TASK PROMPT: Tell how many lines contain the word "this". Reply with the number only.

ENTRIES SHOWN:
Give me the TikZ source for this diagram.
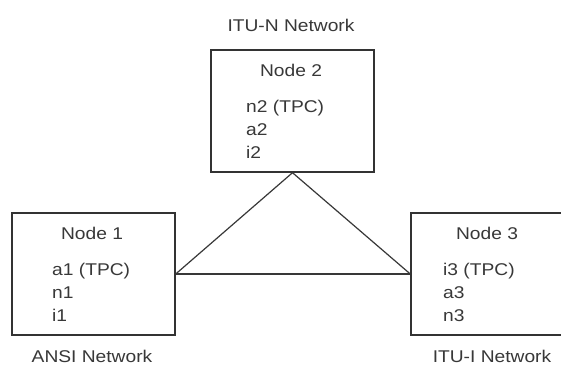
\documentclass[tikz,border=0pt]{standalone}
\usepackage{fontspec}
\setmainfont{Liberation Sans}[FakeStretch=1.13]
\begin{document}
\begin{tikzpicture}[x=1pt,y=-1pt,
  netbox/.style={draw=black!80,line width=1.4pt,rectangle,inner sep=0pt,minimum width=163pt,minimum height=122pt},
  lbl/.style={font=\fontsize{17}{23}\selectfont,text=black!78,inner sep=0pt},
  item/.style={lbl,anchor=base west},
  link/.style={draw=black!78,line width=1.2pt}]
\useasboundingbox (0,0) rectangle (561,367);
\fill[white] (0,0) rectangle (561,367);
% boxes
\node[netbox] (b2) at (292.5,111) {};
\node[netbox] (b1) at (93.5,274) {};
\node[netbox] (b3) at (492.5,274) {};
% network titles
\node[lbl,anchor=base] (t2) at (291,31) {ITU-N Network};
\node[lbl,anchor=base] (t1) at (92,362) {ANSI Network};
\node[lbl,anchor=base] (t3) at (492,362) {ITU-I Network};
% node headers
\node[lbl,anchor=base] (h2) at (291,76) {Node 2};
\node[lbl,anchor=base] (h1) at (92,239) {Node 1};
\node[lbl,anchor=base] (h3) at (487,239) {Node 3};
% item lists
\node[item] (l2a) at (246,112) {n2 (TPC)};
\node[item] (l2b) at (246,135) {a2};
\node[item] (l2c) at (246,158) {i2};
\node[item] (l1a) at (52,275) {a1 (TPC)};
\node[item] (l1b) at (52,298) {n1};
\node[item] (l1c) at (52,321) {i1};
\node[item] (l3a) at (443,275) {i3 (TPC)};
\node[item] (l3b) at (443,298) {a3};
\node[item] (l3c) at (443,321) {n3};
% connectors
\draw[link] (b2.south) -- (b1.east);
\draw[link] (b2.south) -- (b3.west);
\draw[link] (b1.east) -- (b3.west);
\end{tikzpicture}
\end{document}
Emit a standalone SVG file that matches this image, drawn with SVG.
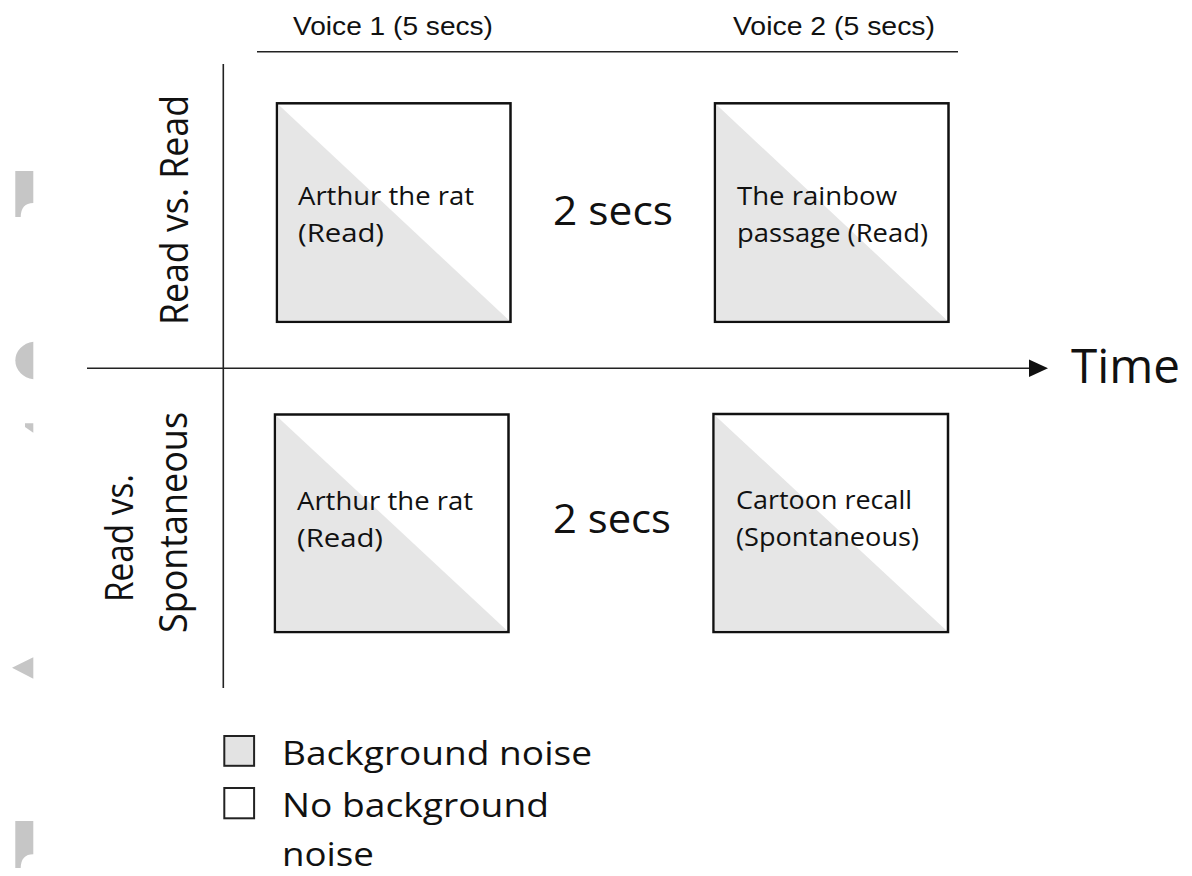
<svg xmlns="http://www.w3.org/2000/svg" width="1192" height="876" viewBox="0 0 1192 876">
<style>
.box{fill:#ffffff;stroke:#111;stroke-width:2.5}
.tri{fill:#e6e6e6;stroke:none}
.t{font-family:"Open Sans","Noto Sans",sans-serif;fill:#111}
.bt{font-size:26px}
.sec{font-size:40px}
.lab{font-size:38px}
.leg{font-size:33px}
.v{font-family:"Liberation Sans",Arial,sans-serif;font-size:26px;fill:#111}
.art{fill:#c6c6c6}
.ax{stroke:#222;stroke-width:1.6;fill:none}
</style>
<rect width="1192" height="876" fill="#ffffff"/>
<g id="artifacts">
<path class="art" d="M15.3,171 H33.3 V203 Q21,203 20.7,217 H15.3 Z"/>
<path class="art" d="M33.3,341.7 A21,19 0 0 0 33.3,379.3 Z"/>
<polygon class="art" points="25,423.3 33.3,423.3 33.3,432.7 25,427"/>
<polygon class="art" points="33.3,657.3 12,667.7 33.3,678.7"/>
<path class="art" d="M15.3,821 H33.3 V854.3 Q21,854.3 20.7,868 H15.3 Z"/>
</g>
<g id="header">
<text class="v" x="293" y="35" textLength="200" lengthAdjust="spacingAndGlyphs">Voice 1 (5 secs)</text>
<text class="v" x="733" y="35" textLength="202" lengthAdjust="spacingAndGlyphs">Voice 2 (5 secs)</text>
</g>
<g id="connectors">
<line class="ax" x1="257" y1="51.7" x2="958" y2="51.7"/>
<line class="ax" x1="223.3" y1="64" x2="223.3" y2="688"/>
<line class="ax" x1="87" y1="368.3" x2="1032" y2="368.3"/>
<polygon points="1029,359.5 1048,368.3 1029,377" fill="#111"/>
</g>
<g id="time-label">
<text class="t" x="1071" y="383" font-size="48" textLength="109" lengthAdjust="spacingAndGlyphs">Time</text>
</g>
<g id="row1-label">
<text class="t lab" transform="translate(188,210) rotate(-90)" text-anchor="middle" textLength="230" lengthAdjust="spacingAndGlyphs">Read vs. Read</text>
</g>
<g id="row2-label">
<text class="t lab" transform="translate(133,538) rotate(-90)" text-anchor="middle" textLength="128" lengthAdjust="spacingAndGlyphs">Read vs.</text>
<text class="t lab" transform="translate(187,522.5) rotate(-90)" text-anchor="middle" textLength="221" lengthAdjust="spacingAndGlyphs">Spontaneous</text>
</g>
<g id="box-r1-v1">
<rect class="box" x="277" y="103.3" width="233.5" height="218.5"/>
<polygon class="tri" points="278.3,104.5 278.3,320.6 509.2,320.6"/>
<text class="t bt" x="298" y="205" textLength="176" lengthAdjust="spacingAndGlyphs">Arthur the rat</text>
<text class="t bt" x="298" y="242" textLength="86" lengthAdjust="spacingAndGlyphs">(Read)</text>
</g>
<g id="gap-r1">
<text class="t sec" x="553" y="225" textLength="120" lengthAdjust="spacingAndGlyphs">2 secs</text>
</g>
<g id="box-r1-v2">
<rect class="box" x="715" y="103.3" width="233.5" height="218.5"/>
<polygon class="tri" points="716.3,104.5 716.3,320.6 947.2,320.6"/>
<text class="t bt" x="737" y="205" textLength="160" lengthAdjust="spacingAndGlyphs">The rainbow</text>
<text class="t bt" x="737" y="242" textLength="191" lengthAdjust="spacingAndGlyphs">passage (Read)</text>
</g>
<g id="box-r2-v1">
<rect class="box" x="275" y="414.5" width="233.5" height="217.5"/>
<polygon class="tri" points="276.3,415.7 276.3,630.8 507.2,630.8"/>
<text class="t bt" x="297" y="510" textLength="176" lengthAdjust="spacingAndGlyphs">Arthur the rat</text>
<text class="t bt" x="297" y="547" textLength="86" lengthAdjust="spacingAndGlyphs">(Read)</text>
</g>
<g id="gap-r2">
<text class="t sec" x="553" y="533" textLength="118" lengthAdjust="spacingAndGlyphs">2 secs</text>
</g>
<g id="box-r2-v2">
<rect class="box" x="713.5" y="414" width="234.5" height="218"/>
<polygon class="tri" points="714.8,415.2 714.8,630.8 946.7,630.8"/>
<text class="t bt" x="736" y="509" textLength="176" lengthAdjust="spacingAndGlyphs">Cartoon recall</text>
<text class="t bt" x="736" y="546" textLength="183" lengthAdjust="spacingAndGlyphs">(Spontaneous)</text>
</g>
<g id="legend">
<rect x="224.3" y="736" width="29.8" height="29.8" fill="#e3e3e3" stroke="#222" stroke-width="2"/>
<rect x="224.3" y="788" width="29.8" height="30.3" fill="#ffffff" stroke="#222" stroke-width="2"/>
<text class="t leg" x="282" y="765" textLength="310" lengthAdjust="spacingAndGlyphs">Background noise</text>
<text class="t leg" x="282" y="817" textLength="267" lengthAdjust="spacingAndGlyphs">No background</text>
<text class="t leg" x="282" y="866" textLength="92" lengthAdjust="spacingAndGlyphs">noise</text>
</g>
</svg>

COMPLETE ANSWER: 2